An alternative for dairy farmers who need to purchase corn or corn silage in fall would be to buy call options. Often the corn silage price per ton is based on 10 multiplied by the corn price.  On June 4th December 2021 corn futures were trading at $5.81 and a $5.80 call option cost 63 cents. If a farmer were concerned about higher fall feed costs, they could purchase a call to have a price insurance at today’s lower fall prices. But unlike a futures positions which face margin calls and more unpredictable loss potential, a call option acts more like an insurance policy with a knows costs: the premium. If the corn market declines, the loss would simply be the costs to buy the call (in the example above 63 cents premium). If corn prices continue to increase, the premium cost of the call is still incurred, and the call can be exercised at the strike price (in the example above, $5.80 per bushel).

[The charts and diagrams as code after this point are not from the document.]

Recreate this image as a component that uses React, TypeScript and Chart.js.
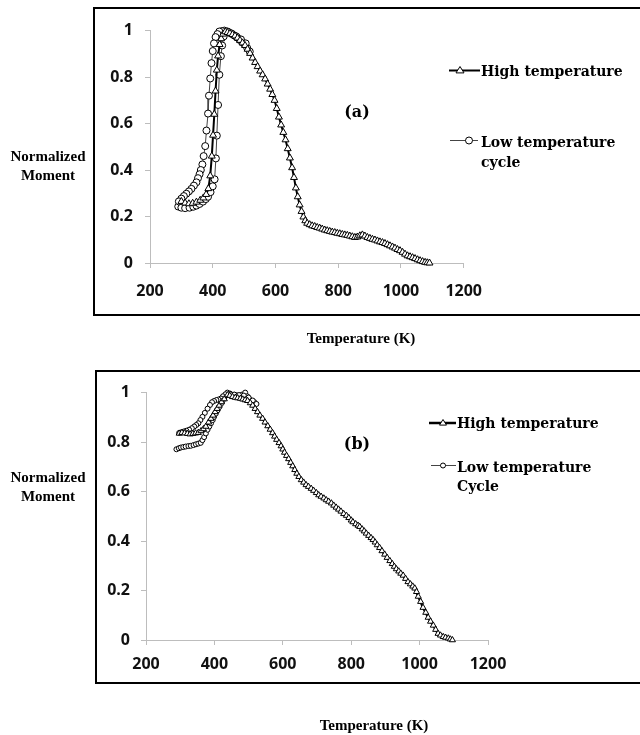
import React, { useEffect, useRef } from "react";
import { Chart, registerables } from "chart.js";

Chart.register(...registerables);

// ---------- Panel (a) ----------
const aHighT = [300, 312, 324, 336, 348, 360, 370, 379, 386, 392, 397, 401, 405, 409, 413, 417, 422, 427, 433, 440, 447, 455, 463, 471, 479, 487, 495, 503, 511, 519, 527, 535, 543, 551, 559, 567, 575, 583, 590, 597, 604, 611, 618, 625, 632, 639, 646, 653, 659, 665, 671, 677, 683, 689, 695, 701, 709, 717, 725, 733, 741, 749, 757, 765, 773, 781, 789, 797, 805, 813, 821, 829, 837, 845, 853, 861, 869, 877, 885, 893, 901, 909, 917, 925, 933, 941, 949, 957, 965, 973, 981, 989, 997, 1005, 1013, 1021, 1029, 1037, 1045, 1053, 1061, 1069, 1077, 1084, 1091];
const aHighM = [0.265, 0.258, 0.255, 0.257, 0.262, 0.27, 0.28, 0.295, 0.32, 0.375, 0.46, 0.55, 0.64, 0.74, 0.83, 0.891, 0.94, 0.965, 0.985, 0.995, 0.992, 0.988, 0.983, 0.977, 0.968, 0.958, 0.947, 0.936, 0.92, 0.902, 0.882, 0.863, 0.845, 0.826, 0.81, 0.792, 0.77, 0.748, 0.725, 0.7, 0.665, 0.628, 0.594, 0.562, 0.53, 0.492, 0.452, 0.41, 0.368, 0.323, 0.285, 0.25, 0.222, 0.198, 0.182, 0.171, 0.165, 0.16, 0.157, 0.153, 0.15, 0.146, 0.142, 0.139, 0.136, 0.133, 0.131, 0.128, 0.126, 0.123, 0.121, 0.119, 0.116, 0.113, 0.11, 0.112, 0.117, 0.121, 0.116, 0.11, 0.106, 0.102, 0.099, 0.095, 0.091, 0.088, 0.084, 0.079, 0.074, 0.069, 0.064, 0.058, 0.053, 0.046, 0.038, 0.031, 0.027, 0.023, 0.019, 0.014, 0.01, 0.006, 0.003, 0.001, 0.0];

const aLowT = [290, 300, 312, 326, 338, 348, 358, 369, 378, 385, 393, 400, 406, 410, 413, 417, 421, 426, 430, 435, 441, 448, 455, 462, 470, 478, 486, 494, 502, 510, 518, 505, 490, 475, 460, 447, 437, 429, 421, 415, 409, 404, 400, 396, 392, 388, 385, 380, 376, 371, 367, 362, 358, 353, 348, 340, 332, 324, 316, 308, 300, 292];
const aLowM = [0.243, 0.238, 0.236, 0.238, 0.242, 0.247, 0.254, 0.264, 0.275, 0.285, 0.305, 0.33, 0.36, 0.45, 0.548, 0.68, 0.81, 0.89, 0.936, 0.975, 0.995, 0.995, 0.99, 0.985, 0.978, 0.97, 0.96, 0.95, 0.94, 0.925, 0.91, 0.945, 0.962, 0.975, 0.987, 0.996, 1.0, 0.998, 0.996, 0.985, 0.972, 0.945, 0.912, 0.86, 0.794, 0.72, 0.643, 0.57, 0.503, 0.46, 0.424, 0.4, 0.382, 0.365, 0.347, 0.333, 0.319, 0.308, 0.298, 0.288, 0.277, 0.265];

// ---------- Panel (b) ----------
const bHighT = [297, 305, 313, 321, 329, 337, 345, 353, 361, 368, 375, 383, 390, 396, 402, 408, 414, 421, 429, 438, 445, 453, 461, 468, 476, 483, 490, 497, 505, 512, 519, 526, 533, 541, 548, 556, 563, 570, 576, 582, 589, 595, 600, 605, 611, 617, 623, 629, 635, 641, 647, 654, 661, 668, 675, 683, 690, 698, 705, 712, 720, 727, 734, 742, 749, 756, 763, 770, 778, 786, 793, 800, 805, 813, 820, 825, 832, 838, 844, 851, 858, 864, 870, 876, 883, 890, 898, 905, 913, 920, 926, 932, 939, 945, 952, 959, 966, 973, 980, 986, 991, 996, 1003, 1010, 1018, 1025, 1032, 1040, 1047, 1054, 1061, 1069, 1076, 1084, 1090, 1096];
const bHighM = [0.835, 0.838, 0.836, 0.834, 0.832, 0.834, 0.836, 0.838, 0.845, 0.853, 0.863, 0.88, 0.895, 0.908, 0.922, 0.935, 0.948, 0.962, 0.974, 0.99, 0.988, 0.983, 0.98, 0.978, 0.976, 0.973, 0.97, 0.967, 0.958, 0.948, 0.935, 0.922, 0.908, 0.895, 0.88, 0.865, 0.851, 0.837, 0.823, 0.81, 0.797, 0.784, 0.771, 0.758, 0.745, 0.732, 0.717, 0.703, 0.688, 0.673, 0.66, 0.647, 0.637, 0.627, 0.62, 0.612, 0.604, 0.595, 0.586, 0.58, 0.573, 0.566, 0.56, 0.553, 0.544, 0.536, 0.528, 0.52, 0.51, 0.503, 0.494, 0.484, 0.477, 0.469, 0.463, 0.458, 0.448, 0.44, 0.431, 0.422, 0.413, 0.405, 0.395, 0.384, 0.373, 0.36, 0.346, 0.333, 0.32, 0.308, 0.297, 0.287, 0.278, 0.269, 0.261, 0.248, 0.235, 0.226, 0.217, 0.209, 0.195, 0.176, 0.155, 0.131, 0.111, 0.091, 0.075, 0.059, 0.042, 0.026, 0.019, 0.013, 0.01, 0.007, 0.003, 0.0];

const bLowT = [289, 296, 302, 309, 316, 324, 331, 339, 346, 353, 360, 365, 370, 375, 380, 385, 390, 395, 399, 404, 409, 414, 419, 424, 429, 434, 438, 446, 458, 465, 473, 481, 490, 496, 502, 510, 517, 523, 512, 500, 486, 472, 458, 445, 432, 425, 419, 412, 406, 399, 393, 387, 380, 372, 365, 359, 353, 347, 341, 334, 326, 318, 311, 304, 297];
const bLowM = [0.771, 0.775, 0.778, 0.78, 0.782, 0.784, 0.785, 0.788, 0.791, 0.794, 0.797, 0.808, 0.82, 0.835, 0.85, 0.863, 0.876, 0.889, 0.902, 0.915, 0.928, 0.941, 0.954, 0.967, 0.98, 0.99, 1.0, 0.996, 0.991, 0.989, 0.987, 0.992, 1.0, 0.985, 0.974, 0.966, 0.961, 0.954, 0.968, 0.98, 0.988, 0.99, 0.992, 0.995, 0.993, 0.985, 0.976, 0.972, 0.97, 0.966, 0.961, 0.95, 0.935, 0.918, 0.902, 0.889, 0.876, 0.869, 0.863, 0.856, 0.85, 0.846, 0.843, 0.84, 0.837];

const xTickValues = [200, 400, 600, 800, 1000, 1200];
const xTickLabels = ["200", "400", "600", "800", "1000", "1200"];
const yTickValues = [0, 0.2, 0.4, 0.6, 0.8, 1];
const yTickLabels = ["0", "0.2", "0.4", "0.6", "0.8", "1"];

const seriesNames = ["High temperature", "Low temperature cycle"];

const toPoints = (xs: number[], ys: number[]) => xs.map((x, i) => ({ x, y: ys[i] }));

type PanelProps = {
  left: number;
  top: number;
  width: number;
  height: number;
  yAxisWidth: number;
  xAxisHeight: number;
  padTop: number;
  padRight: number;
  xTickPad: number;
  yTickPad: number;
  highT: number[];
  highM: number[];
  lowT: number[];
  lowM: number[];
  triR: number;
  circR: number;
  highWidth: number;
};

function PanelChart(p: PanelProps) {
  const ref = useRef<HTMLCanvasElement | null>(null);
  useEffect(() => {
    if (!ref.current) return;
    const tickFont = { family: "'Open Sans', 'DejaVu Sans', sans-serif", size: 16, weight: "bold" as const };
    const chart = new Chart(ref.current, {
      type: "scatter",
      data: {
        datasets: [
          {
            label: seriesNames[0],
            data: toPoints(p.highT, p.highM),
            showLine: true,
            clip: false,
            borderColor: "#000",
            borderWidth: p.highWidth,
            pointStyle: "triangle",
            pointRadius: p.triR,
            pointBackgroundColor: "#fff",
            pointBorderColor: "#000",
            pointBorderWidth: 1,
            tension: 0,
          },
          {
            label: seriesNames[1],
            data: toPoints(p.lowT, p.lowM),
            showLine: true,
            clip: false,
            borderColor: "#444",
            borderWidth: 1,
            pointStyle: "circle",
            pointRadius: p.circR,
            pointBackgroundColor: "#fff",
            pointBorderColor: "#000",
            pointBorderWidth: 1,
            tension: 0,
          },
        ],
      },
      options: {
        responsive: false,
        animation: false,
        devicePixelRatio: 1,
        layout: { padding: { top: p.padTop, right: p.padRight, left: 0, bottom: 0 } },
        plugins: { legend: { display: false }, tooltip: { enabled: false } },
        scales: {
          x: {
            type: "linear",
            min: 200,
            max: 1200,
            afterBuildTicks: (s: any) => {
              s.ticks = xTickValues.map((v) => ({ value: v }));
            },
            afterFit: (s: any) => {
              s.height = p.xAxisHeight;
            },
            grid: { drawOnChartArea: false, drawTicks: true, tickLength: 5, color: "#bdbdbd" },
            border: { display: true, color: "#bdbdbd", width: 1 },
            ticks: {
              font: tickFont,
              color: "#111",
              padding: p.xTickPad,
              maxRotation: 0,
              autoSkip: false,
              callback: (v: any, i: number) => xTickLabels[i],
            },
          },
          y: {
            type: "linear",
            min: 0,
            max: 1,
            afterBuildTicks: (s: any) => {
              s.ticks = yTickValues.map((v) => ({ value: v }));
            },
            afterFit: (s: any) => {
              s.width = p.yAxisWidth;
            },
            grid: { drawOnChartArea: false, drawTicks: true, tickLength: 5, color: "#bdbdbd" },
            border: { display: true, color: "#bdbdbd", width: 1 },
            ticks: {
              font: tickFont,
              color: "#111",
              padding: p.yTickPad,
              autoSkip: false,
              callback: (v: any, i: number) => yTickLabels[i],
            },
          },
        },
      },
    });
    return () => chart.destroy();
  }, []);
  return (
    <canvas
      ref={ref}
      width={p.width}
      height={p.height}
      style={{ position: "absolute", left: p.left, top: p.top, width: p.width, height: p.height }}
    />
  );
}

const serif = "'Liberation Serif', 'Times New Roman', serif";
const legendSerif = "'DejaVu Serif', serif";

function Text({ cx, cy, children, size = 15, align = "center", w = 200, family = serif }: any) {
  const style: React.CSSProperties = {
    position: "absolute",
    top: cy - 10,
    lineHeight: "20px",
    fontFamily: family,
    fontWeight: "bold",
    fontSize: size,
    color: "#000",
    whiteSpace: "nowrap",
  };
  if (align === "center") {
    style.left = cx - w / 2;
    style.width = w;
    style.textAlign = "center";
  } else {
    style.left = cx;
  }
  return <div style={style}>{children}</div>;
}

function tri(cx: number, cy: number, r: number) {
  const half = r * 1.0;
  return `${cx},${cy - r} ${cx - half},${cy + r * 0.6} ${cx + half},${cy + r * 0.6}`;
}

export default function App() {
  return (
    <div style={{ position: "fixed", left: 0, top: 0, width: 640, height: 735, overflow: "hidden", background: "#fff" }}>
      {/* Panel (a) frame */}
      <div style={{ position: "absolute", left: 93, top: 7, width: 600, height: 305, border: "2px solid #000" }} />
      {/* Panel (b) frame */}
      <div style={{ position: "absolute", left: 95, top: 370, width: 600, height: 310, border: "2px solid #000" }} />

      <PanelChart
        left={95}
        top={9}
        width={401}
        height={305}
        yAxisWidth={55}
        xAxisHeight={51}
        padTop={15}
        padRight={30}
        xTickPad={14}
        yTickPad={12}
        highT={aHighT}
        highM={aHighM}
        lowT={aLowT}
        lowM={aLowM}
        triR={4}
        circR={3.5}
        highWidth={2}
      />
      <PanelChart
        left={97}
        top={372}
        width={421}
        height={310}
        yAxisWidth={49}
        xAxisHeight={42}
        padTop={13}
        padRight={30}
        xTickPad={10}
        yTickPad={11}
        highT={bHighT}
        highM={bHighM}
        lowT={bLowT}
        lowM={bLowM}
        triR={3.5}
        circR={2.5}
        highWidth={2.5}
      />

      {/* legend samples */}
      <svg width={640} height={735} style={{ position: "absolute", left: 0, top: 0, pointerEvents: "none" }}>
        <line x1={449} y1={70.5} x2={480} y2={70.5} stroke="#000" strokeWidth={2} />
        <polygon points={tri(460, 70.5, 4)} fill="#fff" stroke="#000" strokeWidth={1} />
        <line x1={450} y1={140.5} x2={478} y2={140.5} stroke="#444" strokeWidth={1} />
        <circle cx={469} cy={140.5} r={3.5} fill="#fff" stroke="#000" strokeWidth={1} />

        <line x1={429} y1={423} x2={456} y2={423} stroke="#000" strokeWidth={2.5} />
        <polygon points={tri(443, 423, 3.5)} fill="#fff" stroke="#000" strokeWidth={1} />
        <line x1={431} y1={465.5} x2={456} y2={465.5} stroke="#444" strokeWidth={1} />
        <circle cx={443} cy={465.5} r={2.5} fill="#fff" stroke="#000" strokeWidth={1} />
      </svg>

      {/* legend texts */}
      <Text cx={481} cy={71} size={14} align="left" family={legendSerif}>High temperature</Text>
      <Text cx={481} cy={142} size={14} align="left" family={legendSerif}>Low temperature</Text>
      <Text cx={481} cy={162} size={14} align="left" family={legendSerif}>cycle</Text>

      <Text cx={457} cy={423} size={14} align="left" family={legendSerif}>High temperature</Text>
      <Text cx={457} cy={467} size={14} align="left" family={legendSerif}>Low temperature</Text>
      <Text cx={457} cy={486} size={14} align="left" family={legendSerif}>Cycle</Text>

      {/* panel tags */}
      <Text cx={357} cy={112} size={16} family={legendSerif}>(a)</Text>
      <Text cx={357} cy={444} size={16} family={legendSerif}>(b)</Text>

      {/* axis titles */}
      <Text cx={48} cy={156} size={15}>Normalized</Text>
      <Text cx={48} cy={175} size={15}>Moment</Text>
      <Text cx={361} cy={338} size={15}>Temperature (K)</Text>

      <Text cx={48} cy={477} size={15}>Normalized</Text>
      <Text cx={48} cy={496} size={15}>Moment</Text>
      <Text cx={374} cy={725} size={15}>Temperature (K)</Text>
    </div>
  );
}
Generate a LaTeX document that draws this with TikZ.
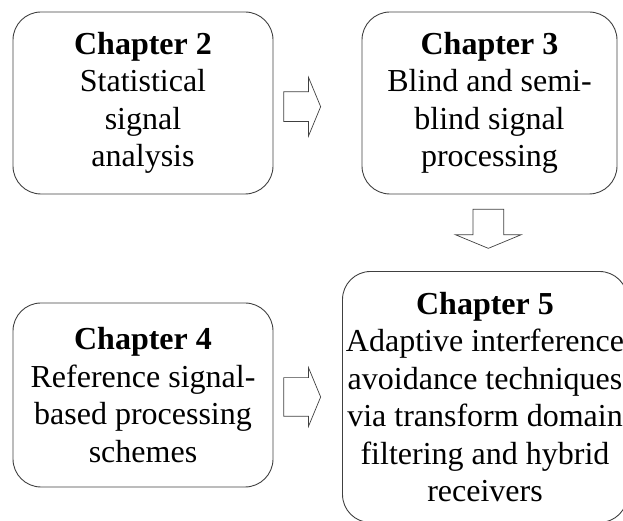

Planting season is mostly wrapped-up, do you have enough acreage to harvest adequate tonnage of hay and corn silage for your herd, so you do not have to buy as much? Most famers do buy some minerals, supplements, and other feed inputs. Thus, reducing all feed inputs to grown crops is difficult. Managing feed costs is important aspect to your farm. Growing enough of your own crops is one way to help control feed costs. Looking at other options to buy feed, neighboring farmers, buying one cutting of hay, part of a corn crop, or watching the markets closely is another way to help control costs.